Thursday, December 18, 2008

Getting Down to Business (repost)

As most of you know, I blogged as Mrs. Kiwi on Weddingbee. Today I received a comment on a post from over a year ago, written just two weeks after our wedding. I honestly had totally forgotten I'd written it, but when I went back to see what the comment ("thank you") was referring to, I felt kind of proud of myself, because I'm very glad I wrote (and read) this post below.

Mr. Kiwi and I have been married for two weeks now. People are still coming up to us and telling us how much they enjoyed the ceremony, and how beautiful the wedding was (pictures are coming, I swear). Other than that, nothing much has changed. Sure, there is the whole having to change my name over thing, and the “how’s married life?” questions to answer (wait: there is supposed to be a difference?), but that’s about it.

It’s strange because this is one of the hugest decisions you will likely make in your life. Despite what the celebrities are showing us, splitting up isn’t so easy after a marriage, and who goes into a marriage relying on the idea that divorce is always an option? I said it was strange because although it is such a huge step, the actual marriage part isn’t as different as I thought it’d be. The “Hot Thread” post from yesterday got me thinking about this little (big) thing called marriage.

Much like the poster, I also experienced some major what-ifs. Mr. Kiwi and I have been together for four years as well, with things between us more of a steady love, and less the “on-fire” type of love you seem to see all over the place. We’re getting married, right? Should we be more excited? Since day one of our reunion, I’ve known we’d end up married. Apparently, so did Mr. Kiwi. I’ve mentioned that we dated a decade ago, and throughout the years apart we grew up and became a little more stable, and wanted someone with the same ideals.

A year after we began dating we moved in together. Three months after that we got a dog. We were now part of a routine, and we had our own little family. Sure, the passionate times of the first year or so had faded a bit, but what replaced it? Growing up in a home without parents who loved each other led me to be scared of any relationship that wasn’t full of passionate embraces and breathless nights. I didn’t want to turn into a cold couple who didn’t exhibit any signs of romance, because surely that couldn’t be good for your life in the future, right?

Glancing around at various friends and family, I tried to see if there was a difference between the marrieds and the dating or soon to be marrieds. I couldn’t find the difference that I was scared of seeing, certain couples are more loving in public, and others a bit standoffish. Although it is possibly pointless to compare yourself and your BF/FI/Husband to other couples, it actually helped me. While it doesn’t help you to compare your coupleness to a previous romance (which I did), I think that we can learn a lot from what we’re surrounded by.
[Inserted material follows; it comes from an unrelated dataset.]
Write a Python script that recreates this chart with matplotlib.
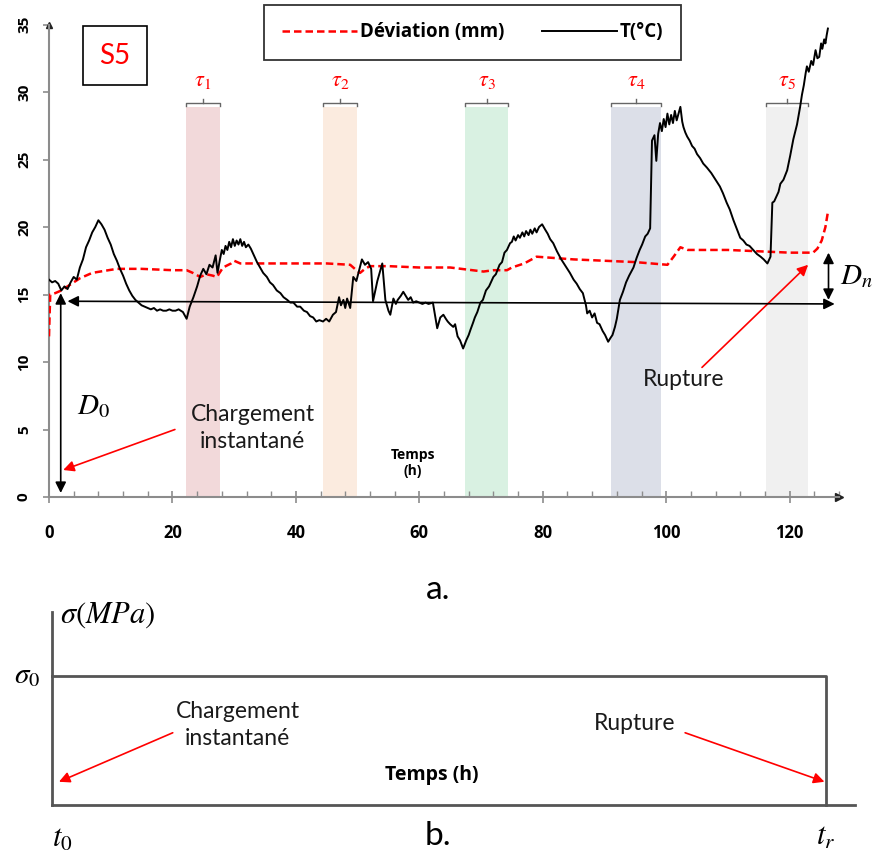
import matplotlib
matplotlib.use("Agg")
import matplotlib.pyplot as plt
from matplotlib.ticker import MultipleLocator

plt.rcParams['font.family'] = ['Lato', 'DejaVu Sans']
plt.rcParams['mathtext.fontset'] = 'stix'

# Temperature (black), (hour, degC) pairs
temp_points = [
    (0, 16.1), (0.5, 15.9), (1, 16.0), (1.5, 15.8), (2, 15.3), (2.5, 15.6), (3, 15.4),
    (3.5, 15.9), (4, 16.3), (4.5, 16.1), (5, 17.0), (5.5, 17.6), (6, 18.5), (6.5, 19.0),
    (7, 19.6), (7.5, 20.0), (8, 20.5), (8.5, 20.2), (9, 19.8), (9.5, 19.2), (10, 18.7),
    (10.5, 18.0), (11, 17.5), (11.5, 16.9), (12, 16.4), (12.5, 15.8), (13, 15.3),
    (13.5, 14.9), (14, 14.6), (14.5, 14.4), (15, 14.2), (15.5, 14.1), (16, 14.0),
    (16.5, 13.9), (17, 14.0), (17.5, 13.8), (18, 13.9), (18.5, 13.8), (19, 13.8),
    (19.5, 13.9), (20, 13.8), (20.5, 13.8), (21, 13.9), (21.7, 13.7), (22.3, 13.2),
    (22.8, 14.1), (23.4, 14.8), (24, 15.6), (24.5, 16.4), (25, 16.9), (25.5, 16.5),
    (26, 17.2), (26.5, 17.0), (27, 17.9), (27.3, 16.6), (27.7, 17.6), (28.0, 18.3),
    (28.3, 18.0), (28.6, 18.6), (28.9, 18.3), (29.2, 18.9), (29.5, 18.5), (29.8, 19.1),
    (30.1, 18.6), (30.4, 19.0), (30.7, 18.7), (31.0, 19.1), (31.3, 18.6), (31.6, 18.9),
    (31.9, 18.5), (32.3, 18.7), (32.7, 18.4), (33.1, 18.0), (33.7, 17.4), (34.2, 17.0),
    (34.7, 16.6), (35.3, 16.3), (35.8, 15.9), (36.3, 15.7), (36.9, 15.3), (37.5, 15.1),
    (38.0, 14.8), (38.6, 14.6), (39.1, 14.4), (39.6, 14.4), (40.2, 14.1), (40.7, 14.1),
    (41.3, 13.8), (41.8, 13.7), (42.3, 13.4), (42.8, 13.3), (43.3, 13.0), (43.8, 13.1),
    (44.4, 13.0), (44.9, 13.2), (45.4, 13.0), (46, 13.5), (46.5, 13.7), (47.0, 14.8),
    (47.3, 14.2), (47.7, 14.6), (48.0, 14.0), (48.3, 14.7), (48.8, 14.0), (49.3, 16.3),
    (49.8, 16.0), (50.3, 16.9), (50.7, 17.6), (51.2, 17.2), (51.7, 17.4), (52.2, 16.9),
    (52.5, 14.5), (53.2, 16.0), (54.0, 17.3), (54.5, 14.6), (55.0, 13.8), (55.3, 13.5),
    (55.8, 14.7), (56.2, 14.3), (56.5, 14.6), (57.0, 14.9), (57.4, 15.2), (57.8, 14.9),
    (58.2, 14.6), (58.6, 14.8), (59, 14.4), (59.5, 14.5), (60, 14.4), (60.5, 14.3),
    (61, 14.4), (61.5, 14.3), (62.2, 14.4), (62.9, 12.5), (63.4, 13.3), (63.9, 13.5),
    (64.3, 13.2), (64.6, 13.0), (65.0, 12.8), (65.5, 12.6), (65.8, 12.8), (66.2, 11.9),
    (66.6, 11.6), (67.1, 11.0), (67.6, 11.6), (68.0, 12.0), (68.3, 12.4), (68.7, 12.9),
    (69, 13.3), (69.4, 13.7), (69.9, 14.4), (70.3, 14.6), (70.8, 15.3), (71.3, 15.6),
    (72, 16.3), (72.4, 16.5), (73, 17.2), (73.4, 17.4), (73.8, 18.1), (74.2, 18.3),
    (74.7, 18.8), (75.0, 18.9), (75.3, 19.3), (75.6, 19.0), (76.0, 19.4), (76.3, 19.2),
    (76.7, 19.6), (77.0, 19.3), (77.3, 19.7), (77.7, 19.4), (78.0, 19.8), (78.3, 19.5),
    (78.7, 19.9), (79.0, 19.6), (79.4, 20.0), (79.9, 20.2), (80.4, 19.8), (80.8, 19.5),
    (81.2, 19.1), (81.7, 18.8), (82.3, 18.2), (83, 17.6), (83.7, 17.1), (84.4, 16.6),
    (85.0, 16.1), (85.5, 15.8), (86.0, 15.4), (86.5, 15.1), (87.0, 14.2), (87.2, 13.6),
    (87.6, 13.8), (88, 13.3), (88.4, 13.6), (88.8, 12.9), (89.2, 12.8), (89.7, 12.3),
    (90.1, 12.0), (90.6, 11.5), (91.0, 11.8), (91.3, 12.0), (91.7, 12.6), (92.0, 13.2),
    (92.5, 14.6), (93.0, 15.2), (93.5, 15.9), (94.0, 16.4), (94.7, 17.0), (95.2, 17.7),
    (95.7, 18.3), (96.1, 18.7), (96.6, 19.3), (97.0, 19.5), (97.4, 19.9), (97.7, 26.4),
    (98.1, 26.8), (98.4, 24.9), (98.7, 26.9), (99.0, 27.7), (99.3, 27.1), (99.6, 28.0),
    (99.9, 27.4), (100.2, 28.4), (100.5, 27.6), (100.8, 28.3), (101.1, 27.7),
    (101.4, 28.6), (101.7, 27.9), (102.0, 28.4), (102.3, 28.9), (102.6, 27.8),
    (102.8, 27.4), (103.1, 27.0), (103.4, 26.7), (103.8, 26.4), (104.2, 26.0),
    (104.6, 25.8), (105.0, 25.4), (105.5, 25.1), (106, 24.7), (106.6, 24.4),
    (107.3, 24.0), (108.0, 23.5), (108.7, 23.0), (109.2, 22.5), (109.8, 21.8),
    (110.3, 21.3), (110.9, 20.5), (111.4, 19.9), (112.0, 19.2), (112.5, 19.0),
    (113.0, 18.7), (113.5, 18.6), (114.1, 18.3), (114.7, 18.0), (115.3, 17.8),
    (115.8, 17.6), (116.4, 17.3), (116.9, 17.8), (117.2, 21.8), (117.5, 21.9),
    (117.8, 22.2), (118.2, 22.6), (118.5, 23.2), (119.0, 23.5), (119.6, 24.2),
    (120.1, 25.3), (120.6, 26.5), (121.2, 27.6), (121.7, 28.9), (122.0, 29.8),
    (122.3, 30.5), (122.6, 31.4), (122.8, 31.9), (123.1, 31.5), (123.5, 32.3),
    (123.8, 32.0), (124.2, 33.1), (124.5, 32.5), (124.8, 32.6), (125.1, 33.6),
    (125.3, 33.2), (125.6, 33.9), (125.8, 33.6), (126.0, 34.2), (126.2, 34.7),
]
temp_h = [p[0] for p in temp_points]
temp_c = [p[1] for p in temp_points]

# Deviation (red dashed)
dev_h = [0, 0.1, 0.2, 1, 2, 3, 4, 5, 6, 7, 8.3, 11, 15, 20, 22.3, 23.3, 24.5, 25.5, 26.5,
         27.2, 28.2, 29.5, 30, 31, 35, 40, 45, 48.8, 49.8, 50.4, 51.2, 52, 55, 60, 65, 70.4,
         72, 74.2, 75, 77, 79, 85, 90, 95, 100.2, 101.2, 102.3, 103.5, 110, 115, 120, 123.8,
         124.5, 125.2, 125.8, 126.2]
dev_mm = [11.9, 13.5, 15.0, 15.1, 15.3, 15.6, 15.9, 16.2, 16.4, 16.6, 16.7, 16.9, 16.9, 16.8,
          16.8, 16.6, 16.3, 16.5, 16.4, 16.3, 17.0, 17.3, 17.5, 17.3, 17.3, 17.3, 17.3, 17.2,
          16.8, 16.6, 16.9, 17.1, 17.1, 17.0, 17.0, 16.7, 16.8, 16.8, 17.0, 17.3, 17.8, 17.6,
          17.5, 17.4, 17.2, 17.8, 18.5, 18.3, 18.3, 18.2, 18.1, 18.1, 18.4, 19.0, 20.0, 21.1]

# Periods tau_i (start, end) in hours and their band colours
tau_names = [r'$\tau_1$', r'$\tau_2$', r'$\tau_3$', r'$\tau_4$', r'$\tau_5$']
tau_start = [22.2, 44.4, 67.4, 91.1, 116.2]
tau_end = [27.7, 49.9, 74.4, 99.2, 123.0]
tau_colors = ['#f2d9da', '#fbebdf', '#d9f1e2', '#dcdfe8', '#f0f0f0']

x_ticks = [0, 20, 40, 60, 80, 100, 120]
y_ticks = [0, 5, 10, 15, 20, 25, 30, 35]

# panel b: constant stress between t0 and tr
stress_t = [0, 1, 1]
stress_s = [1, 1, 0]

wide_bold = {'family': ['Open Sans', 'DejaVu Sans'], 'weight': 'bold'}

fig = plt.figure(figsize=(8.77, 8.52), dpi=100)

# ---- panel a ----
ax = fig.add_axes([49 / 877, 355 / 852, 790 / 877, 472.5 / 852])
ax.set_xlim(0, 128)
ax.set_ylim(0, 35)

for s, e, c, name in zip(tau_start, tau_end, tau_colors, tau_names):
    ax.fill_between([s, e], 0, 28.9, color=c, lw=0, zorder=0)
    m = (s + e) / 2
    ax.plot([s, s, e, e], [28.95, 29.15, 29.15, 28.95], color='#666666', lw=1, zorder=1)
    ax.plot([m, m], [29.15, 29.45], color='#666666', lw=1, zorder=1)
    ax.text(m, 30.8, name, color='red', fontsize=16, ha='center', va='center')

ax.plot(dev_h, dev_mm, color='red', ls=(0, (3, 1.6)), lw=1.8, label='Déviation (mm)', zorder=3)
ax.plot(temp_h, temp_c, color='black', lw=1.4, label='T(°C)', zorder=4)

# D0 / Dn arrows and the horizontal reference
arr = dict(arrowstyle='<|-|>', color='black', lw=1.2, mutation_scale=16, shrinkA=0, shrinkB=0)
ax.annotate('', xy=(3.0, 14.5), xytext=(127.3, 14.3), arrowprops=arr, zorder=5)
ax.annotate('', xy=(1.9, 15.1), xytext=(1.9, 0.3), arrowprops=arr, zorder=5)
ax.annotate('', xy=(126.3, 18.1), xytext=(126.3, 14.6), arrowprops=arr, zorder=5)
ax.text(4.6, 6.7, r'$D_0$', fontsize=21, ha='left', va='center')
ax.text(128.2, 16.3, r'$D_n$', fontsize=21, ha='left', va='center', clip_on=False)

red = dict(arrowstyle='-|>', color='red', lw=1.2, mutation_scale=16, shrinkA=0, shrinkB=0)
ax.annotate('', xy=(2.3, 2.0), xytext=(20.4, 5.0), arrowprops=red)
ax.text(33, 5.1, 'Chargement\ninstantané', fontsize=16.5, color='#1a1a1a',
        ha='center', va='center', linespacing=1.35)
ax.annotate('', xy=(123.0, 17.2), xytext=(105.8, 9.6), arrowprops=red)
ax.text(102.8, 8.7, 'Rupture', fontsize=16.5, color='#1a1a1a', ha='center', va='center')
ax.text(59, 2.5, 'Temps\n(h)', fontsize=10, ha='center', va='center', fontdict=wide_bold)

ax.text(10.7, 32.7, 'S5', fontsize=20, color='red', ha='center', va='center',
        bbox=dict(boxstyle='square,pad=0.6', fc='white', ec='black', lw=1.2))

for sp in ['top', 'right']:
    ax.spines[sp].set_visible(False)
for sp in ['left', 'bottom']:
    ax.spines[sp].set_color('#8c8c8c')
    ax.spines[sp].set_linewidth(1.5)
ax.plot(1, 0, '>', color='#222222', ms=6, transform=ax.transAxes, clip_on=False)
ax.plot(0, 1, '^', color='#222222', ms=5, transform=ax.transAxes, clip_on=False)

ax.set_xticks(x_ticks)
ax.set_yticks(y_ticks)
ax.xaxis.set_minor_locator(MultipleLocator(4))
ax.tick_params(axis='x', which='major', direction='inout', length=9, color='#8c8c8c',
               width=1.2, pad=15)
ax.tick_params(axis='x', which='minor', direction='in', length=4, color='#8c8c8c', width=1.0)
ax.tick_params(axis='y', which='major', direction='out', length=4, color='#8c8c8c',
               width=1.2, pad=9)
for lab in ax.get_xticklabels():
    lab.set_fontfamily(wide_bold['family'])
    lab.set_fontweight('bold')
    lab.set_fontsize(12)
for lab in ax.get_yticklabels():
    lab.set_fontfamily(wide_bold['family'])
    lab.set_fontweight('bold')
    lab.set_fontsize(11)
    lab.set_rotation(90)
    lab.set_va('center')

leg = ax.legend(ncol=2, loc='center', bbox_to_anchor=(472.5 / 877, 1 - 32.5 / 852),
                bbox_transform=fig.transFigure, frameon=True, fancybox=False,
                handlelength=4.0, handletextpad=0.15, columnspacing=2.0,
                prop={'family': wide_bold['family'], 'weight': 'bold', 'size': 13.5},
                borderpad=0.95, borderaxespad=0)
leg.get_frame().set_edgecolor('black')
leg.get_frame().set_linewidth(1.3)

fig.text(438 / 877, 1 - 590 / 852, 'a.', fontsize=24, ha='center', va='center')

# ---- panel b ----
bx = fig.add_axes([52 / 877, 47 / 852, 803 / 877, 193 / 852])
bx.set_xlim(0, 803 / 774)
bx.set_ylim(0, 193 / 129)
bx.plot(stress_t, stress_s, color='#555555', lw=2, clip_on=False)
for sp in ['top', 'right']:
    bx.spines[sp].set_visible(False)
for sp in ['left', 'bottom']:
    bx.spines[sp].set_color('#555555')
    bx.spines[sp].set_linewidth(2)
bx.set_xticks([])
bx.set_yticks([])

bx.text(0.01, 1.47, r'$\sigma(MPa)$', fontsize=22, ha='left', va='center')
bx.text(-0.015, 1.0, r'$\sigma_0$', fontsize=21, ha='right', va='center')
bx.text(0.0, -0.26, r'$t_0$', fontsize=22, ha='left', va='center', clip_on=False)
bx.text(1.0, -0.25, r'$t_r$', fontsize=22, ha='center', va='center', clip_on=False)
bx.text(0.24, 0.62, 'Chargement\ninstantané', fontsize=16.5, color='#1a1a1a',
        ha='center', va='center', linespacing=1.35)
bx.annotate('', xy=(0.009, 0.18), xytext=(0.156, 0.56), arrowprops=red)
bx.text(0.753, 0.63, 'Rupture', fontsize=16.5, color='#1a1a1a', ha='center', va='center')
bx.annotate('', xy=(0.998, 0.18), xytext=(0.818, 0.56), arrowprops=red)
bx.text(0.491, 0.23, 'Temps (h)', fontsize=14, ha='center', va='center', fontdict=wide_bold)

fig.text(438 / 877, 1 - 836 / 852, 'b.', fontsize=24, ha='center', va='center')

fig.savefig('out.png', dpi=100)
My rambling point is, don’t be afraid for your future. Just because you may have to decide that “we should probably have sex at some point this week”, your relationship isn’t in danger. Once the wedding has passed, once all the planning has finished and your lives are back to normal, you’ll see what you had been building all along. Most people say they’re marrying their best friend- think about it for a sec- isn’t that what you’d want for the rest of your life? Someone that knows you backwards and forwards, someone who will hold your hand during a scary movie, and console you when your frog has died? So you’re not steaming up the windows three times a day… realize that love evolves. For me, all I want is someone who will evolve with me.